Source data:

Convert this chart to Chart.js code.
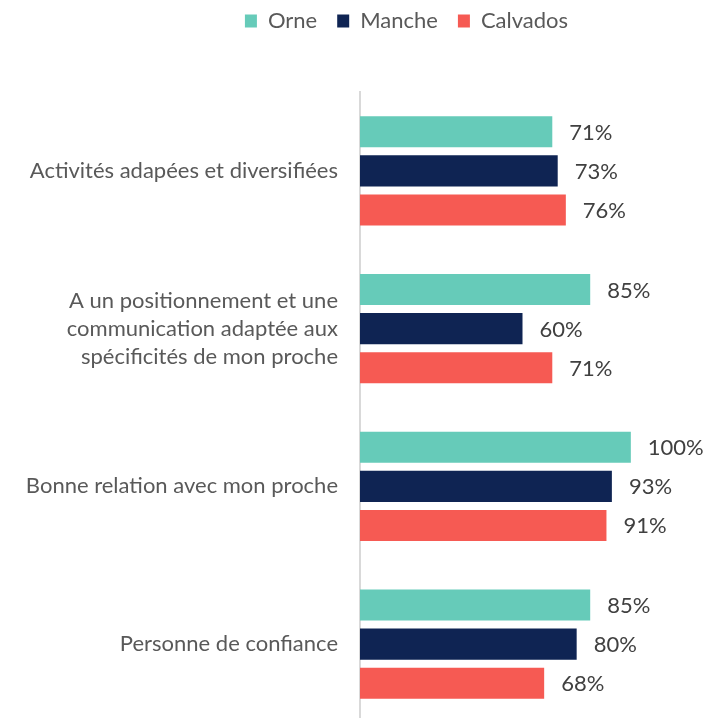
<!DOCTYPE html>
<html>
<head>
<meta charset="utf-8">
<script src="https://cdn.jsdelivr.net/npm/chart.js@4.4.0/dist/chart.umd.min.js"></script>
<style>
  html, body { margin: 0; padding: 0; background: #fff; overflow: hidden; }
</style>
</head>
<body>
<canvas id="myCanvas" width="705" height="723"></canvas>
<script>
// categories (multi-line ones as arrays)
const categories = [
    "Activités adapées et diversifiées",
    ["A un positionnement et une", "communication adaptée aux", "spécificités de mon proche"],
    "Bonne relation avec mon proche",
    "Personne de confiance"
];
const seriesNames = ["Orne", "Manche", "Calvados"];
const orne = [71, 85, 100, 85];
const manche = [73, 60, 93, 80];
const calvados = [76, 71, 91, 68];
const colors = ['#66CBB9', '#0F2453', '#F65A53'];

const FONT = "Lato, 'Open Sans', sans-serif";

// petit plugin pour écrire les pourcentages à droite des barres
const etichette = {
    id: 'etichette',
    afterDatasetsDraw(chart) {
        const ctx = chart.ctx;
        ctx.save();
        ctx.font = "22px " + FONT;
        ctx.fillStyle = '#404040';
        ctx.textAlign = 'left';
        ctx.textBaseline = 'middle';
        chart.data.datasets.forEach(function(ds, i) {
            const meta = chart.getDatasetMeta(i);
            meta.data.forEach(function(bar, j) {
                ctx.fillText(ds.data[j] + '%', bar.x + 17, bar.y + 1);
            });
        });
        ctx.restore();
    }
};

// hauteur fixe pour la légende, et petit décalage comme dans l'original
const legendaFissa = {
    id: 'legendaFissa',
    beforeInit(chart) {
        const leg = chart.legend;
        const origFit = leg.fit;
        leg.fit = function() {
            origFit.call(leg);
            leg.height = 92;
        };
    },
    afterLayout(chart) {
        const leg = chart.legend;
        leg.top -= 10;
        leg.bottom -= 10;
        leg.left += 64;
        leg.right += 64;
    }
};

const dataChart = {
    labels: categories,
    datasets: [
        { label: seriesNames[0], data: orne, backgroundColor: colors[0] },
        { label: seriesNames[1], data: manche, backgroundColor: colors[1] },
        { label: seriesNames[2], data: calvados, backgroundColor: colors[2] }
    ]
};

const config = {
    type: 'bar',
    data: dataChart,
    options: {
        indexAxis: 'y',
        responsive: false,
        animation: false,
        categoryPercentage: 0.742,
        barPercentage: 0.795,
        layout: { padding: { top: 0, right: 20, left: 0, bottom: 0 } },
        plugins: {
            legend: {
                position: 'top',
                labels: {
                    boxWidth: 12,
                    boxHeight: 13,
                    color: '#595959',
                    font: { family: FONT, size: 22 },
                    padding: 20
                }
            },
            tooltip: { enabled: false }
        },
        scales: {
            x: {
                display: false,
                min: 0,
                max: 120
            },
            y: {
                grid: { display: true, color: 'rgba(0,0,0,0)', drawTicks: false },
                border: { display: true, color: '#d9d9d9', width: 2 },
                ticks: {
                    color: '#595959',
                    font: { family: FONT, size: 22, lineHeight: 1.27 },
                    padding: 22
                },
                afterFit: function(scale) {
                    scale.width = 360;
                    scale.paddingTop = 0;
                    scale.paddingBottom = 0;
                }
            }
        }
    },
    plugins: [etichette, legendaFissa]
};

const chart = new Chart(document.getElementById('myCanvas'), config);
</script>
</body>
</html>
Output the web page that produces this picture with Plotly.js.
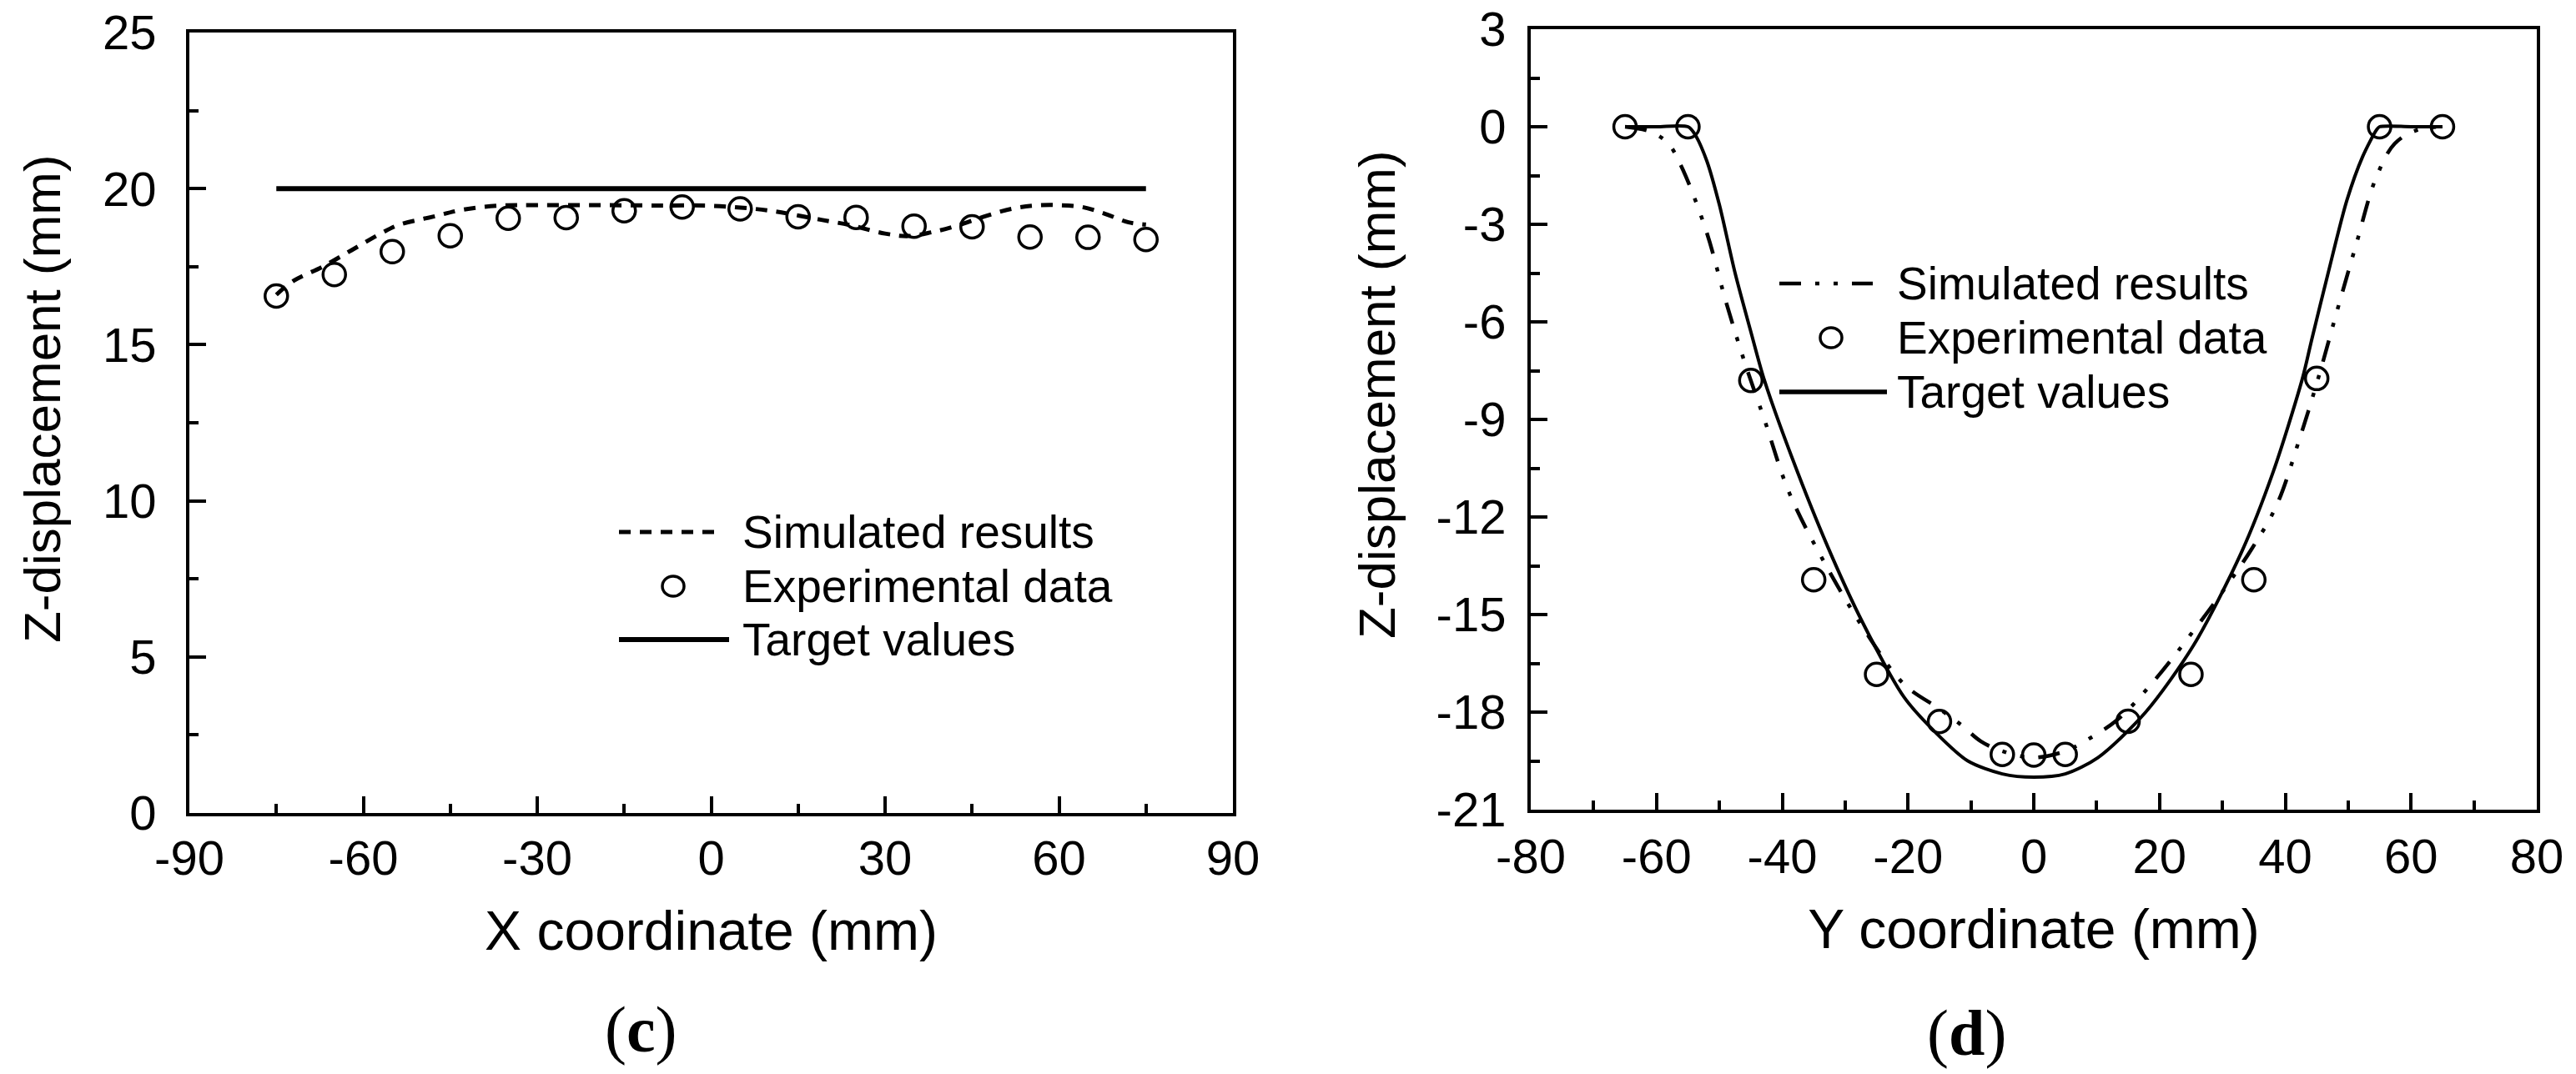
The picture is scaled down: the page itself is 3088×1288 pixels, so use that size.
<!DOCTYPE html>
<html>
<head>
<meta charset="utf-8">
<script src="https://cdn.plot.ly/plotly-3.0.1.min.js"></script>
<style>
html,body{margin:0;padding:0;background:#fff;}
#chart{width:3088px;height:1288px;}
</style>
</head>
<body>
<div id="chart"></div>
<script>
// ---------- Panel (c): X direction ----------
const xSimC = [-75,-72,-67,-62,-57,-54,-48,-43,-37,-30,-20,-10,0,7,11,19,24,30,34,38,42,47,52,56,60,64,68,72,75];
const zSimC = [16.6,17.05,17.5,18.03,18.56,18.83,19.1,19.32,19.45,19.47,19.47,19.46,19.45,19.36,19.27,19.0,18.83,18.56,18.48,18.6,18.79,19.1,19.36,19.46,19.47,19.41,19.19,18.92,18.85];
const xExpC = [-75,-65,-55,-45,-35,-25,-15,-5,5,15,25,35,45,55,65,75];
const zExpC = [16.56,17.25,17.98,18.49,19.05,19.07,19.29,19.41,19.35,19.1,19.08,18.8,18.78,18.45,18.44,18.37];
const xTgtC = [-75,75];
const zTgtC = [20,20];

// ---------- Panel (d): Y direction ----------
const ySimD = [-65,-61,-58.2,-56.1,-52.1,-49,-46,-42.9,-38.9,-33.3,-26.7,-20.6,-15,-11.5,-8.4,-5,0,5,7.6,13.2,19.3,25.4,30,34.6,38.6,42.2,45.2,48.3,51.3,54.4,57.4,61,65];
const zSimD = [0,-0.15,-0.5,-1.2,-3.2,-5.35,-7.23,-8.97,-11.25,-13.4,-15.54,-17.15,-17.9,-18.4,-18.9,-19.2,-19.4,-19.2,-18.95,-18.25,-17.0,-15.5,-14.3,-13.0,-11.65,-9.64,-7.76,-5.62,-3.6,-1.59,-0.52,-0.1,0];
const yExpD = [-65,-55,-45,-35,-25,-15,-5,0,5,15,25,35,45,55,65];
const zExpD = [0,0,-7.8,-13.93,-16.84,-18.29,-19.3,-19.32,-19.3,-18.28,-16.84,-13.93,-7.74,0,0];
const yTgtD = [-65,-60,-55,-54,-52,-50,-47.5,-45,-42.9,-38.4,-32.8,-27.2,-20.6,-15.5,-10.5,-5,0,5,10.2,17.8,25.4,33,38.1,42.7,44.2,46.75,49.8,52.3,54.5,55,60,65];
const zTgtD = [0,0,0,-0.2,-1.05,-2.4,-4.5,-6.3,-7.76,-10.2,-12.9,-15.25,-17.55,-18.65,-19.5,-19.9,-20,-19.9,-19.4,-18.0,-15.95,-13.1,-10.6,-7.76,-6.55,-4.55,-2.26,-0.92,-0.1,0,0,0];

// ---------- Ticks ----------
const xTicksC = [-90,-60,-30,0,30,60,90];
const xMinorC = [-75,-45,-15,15,45,75];
const yTicksC = [0,5,10,15,20,25];
const yMinorC = [2.5,7.5,12.5,17.5,22.5];
const xTicksD = [-80,-60,-40,-20,0,20,40,60,80];
const xMinorD = [-70,-50,-30,-10,10,30,50,70];
const yTicksD = [-21,-18,-15,-12,-9,-6,-3,0,3];
const yMinorD = [-19.5,-16.5,-13.5,-10.5,-7.5,-4.5,-1.5,1.5];

const legendLabels = ['Simulated results','Experimental data','Target values'];

// ---------- Geometry helpers ----------
const W = 3088, H = 1288;
const px = x => x / W;
const py = y => 1 - y / H;
const FONT = 'Arial, "Liberation Sans", sans-serif';
const SERIF = '"Times New Roman", "Liberation Serif", serif';

function axisBase(extra) {
  return Object.assign({
    showline: true, linecolor: '#000', linewidth: 4, mirror: true,
    ticks: 'inside', ticklen: 20, tickwidth: 4, tickcolor: '#000',
    tickmode: 'array',
    tickfont: {family: FONT, size: 58, color: '#000'},
    showgrid: false, zeroline: false, fixedrange: true
  }, extra);
}
function minor(vals) {
  return {tickmode: 'array', tickvals: vals, ticks: 'inside', ticklen: 11, tickwidth: 4, tickcolor: '#000', showgrid: false};
}

const traces = [
  {x: xSimC, y: zSimC, xaxis: 'x', yaxis: 'y', mode: 'lines', name: legendLabels[0],
   line: {color: '#000', width: 5, dash: '14px,11px', shape: 'spline', smoothing: 1}},
  {x: xExpC, y: zExpC, xaxis: 'x', yaxis: 'y', mode: 'markers', name: legendLabels[1],
   marker: {symbol: 'circle-open', size: 27, color: '#000', line: {width: 3.5, color: '#000'}}},
  {x: xTgtC, y: zTgtC, xaxis: 'x', yaxis: 'y', mode: 'lines', name: legendLabels[2],
   line: {color: '#000', width: 6}},
  {x: ySimD, y: zSimD, xaxis: 'x2', yaxis: 'y2', mode: 'lines', name: legendLabels[0],
   line: {color: '#000', width: 4.5, dash: '26px,17px,5px,17px,5px,17px', shape: 'spline', smoothing: 1}},
  {x: yExpD, y: zExpD, xaxis: 'x2', yaxis: 'y2', mode: 'markers', name: legendLabels[1],
   marker: {symbol: 'circle-open', size: 27, color: '#000', line: {width: 3.5, color: '#000'}}},
  {x: yTgtD, y: zTgtD, xaxis: 'x2', yaxis: 'y2', mode: 'lines', name: legendLabels[2],
   line: {color: '#000', width: 4, shape: 'spline', smoothing: 0.8}}
];

// Custom legends (drawn in paper space)
function legendBlock(x0, x1, xMark, xText, rows, dash, dashW, solidX1) {
  const shapes = [
    {type: 'line', xref: 'paper', yref: 'paper', x0: px(x0), x1: px(x1), y0: py(rows[0]), y1: py(rows[0]),
     line: {color: '#000', width: dashW, dash: dash}},
    {type: 'circle', xref: 'paper', yref: 'paper', xsizemode: 'pixel', ysizemode: 'pixel',
     xanchor: px(xMark), yanchor: py(rows[1]), x0: -13, x1: 13, y0: -12, y1: 12,
     line: {color: '#000', width: 3.5}},
    {type: 'line', xref: 'paper', yref: 'paper', x0: px(x0), x1: px(solidX1), y0: py(rows[2]), y1: py(rows[2]),
     line: {color: '#000', width: dashW + 1}}
  ];
  const anns = legendLabels.map((t, i) => ({
    text: t, xref: 'paper', yref: 'paper', x: px(xText), y: py(rows[i]),
    xanchor: 'left', yanchor: 'middle', showarrow: false,
    font: {family: FONT, size: 55, color: '#000'}
  }));
  return {shapes, anns};
}
const legC = legendBlock(742, 865, 807, 888, [638, 703, 767], '14px,11px', 5, 874);
const legD = legendBlock(2133, 2245, 2195, 2272, [340, 405, 470], '26px,17px,5px,17px,5px,17px', 4.5, 2262);

const annotations = [
  ...legC.anns, ...legD.anns,
  {text: 'Z-displacement (mm)', xref: 'paper', yref: 'paper', x: px(50), y: py(478), textangle: -90,
   xanchor: 'center', yanchor: 'middle', showarrow: false, font: {family: FONT, size: 62, color: '#000'}},
  {text: 'Z-displacement (mm)', xref: 'paper', yref: 'paper', x: px(1650), y: py(473), textangle: -90,
   xanchor: 'center', yanchor: 'middle', showarrow: false, font: {family: FONT, size: 62, color: '#000'}},
  {text: '(<b>c</b>)', xref: 'paper', yref: 'paper', x: px(768), y: py(1234),
   xanchor: 'center', yanchor: 'middle', showarrow: false, font: {family: SERIF, size: 78, color: '#000'}},
  {text: '(<b>d</b>)', xref: 'paper', yref: 'paper', x: px(2357), y: py(1238),
   xanchor: 'center', yanchor: 'middle', showarrow: false, font: {family: SERIF, size: 78, color: '#000'}}
];

const layout = {
  width: W, height: H, autosize: false,
  margin: {l: 0, r: 0, t: 0, b: 0, pad: 0},
  paper_bgcolor: '#fff', plot_bgcolor: '#fff',
  showlegend: false,
  font: {family: FONT, color: '#000'},
  xaxis: axisBase({domain: [px(227), px(1478)], range: [-90, 90], anchor: 'y',
    tickvals: xTicksC, ticktext: xTicksC.map(String), ticklabelstandoff: 0, minor: minor(xMinorC),
    title: {text: 'X coordinate (mm)', font: {family: FONT, size: 66, color: '#000'}, standoff: 34}}),
  yaxis: axisBase({domain: [py(975), py(39)], range: [0, 25], anchor: 'x',
    tickvals: yTicksC, ticktext: yTicksC.map(String), ticklabelstandoff: 24, minor: minor(yMinorC)}),
  xaxis2: axisBase({domain: [px(1835), px(3041)], range: [-80, 80], anchor: 'y2',
    tickvals: xTicksD, ticktext: xTicksD.map(String), ticklabelstandoff: 2, minor: minor(xMinorD),
    title: {text: 'Y coordinate (mm)', font: {family: FONT, size: 66, color: '#000'}, standoff: 34}}),
  yaxis2: axisBase({domain: [py(971), py(35)], range: [-21, 3], anchor: 'x2',
    tickvals: yTicksD, ticktext: yTicksD.map(String), ticklabelstandoff: 14, minor: minor(yMinorD)}),
  shapes: [...legC.shapes, ...legD.shapes],
  annotations: annotations
};

Plotly.newPlot('chart', traces, layout, {staticPlot: true, displayModeBar: false});
</script>
</body>
</html>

*Written problem*. The lines to extract from the data above begin with the line containing "The picture is" and end with the line containing "const zTgtC = [20,20];". Extract them exactly, including both.

*Task answer*.
The picture is scaled down: the page itself is 3088×1288 pixels, so use that size.
<!DOCTYPE html>
<html>
<head>
<meta charset="utf-8">
<script src="https://cdn.plot.ly/plotly-3.0.1.min.js"></script>
<style>
html,body{margin:0;padding:0;background:#fff;}
#chart{width:3088px;height:1288px;}
</style>
</head>
<body>
<div id="chart"></div>
<script>
// ---------- Panel (c): X direction ----------
const xSimC = [-75,-72,-67,-62,-57,-54,-48,-43,-37,-30,-20,-10,0,7,11,19,24,30,34,38,42,47,52,56,60,64,68,72,75];
const zSimC = [16.6,17.05,17.5,18.03,18.56,18.83,19.1,19.32,19.45,19.47,19.47,19.46,19.45,19.36,19.27,19.0,18.83,18.56,18.48,18.6,18.79,19.1,19.36,19.46,19.47,19.41,19.19,18.92,18.85];
const xExpC = [-75,-65,-55,-45,-35,-25,-15,-5,5,15,25,35,45,55,65,75];
const zExpC = [16.56,17.25,17.98,18.49,19.05,19.07,19.29,19.41,19.35,19.1,19.08,18.8,18.78,18.45,18.44,18.37];
const xTgtC = [-75,75];
const zTgtC = [20,20];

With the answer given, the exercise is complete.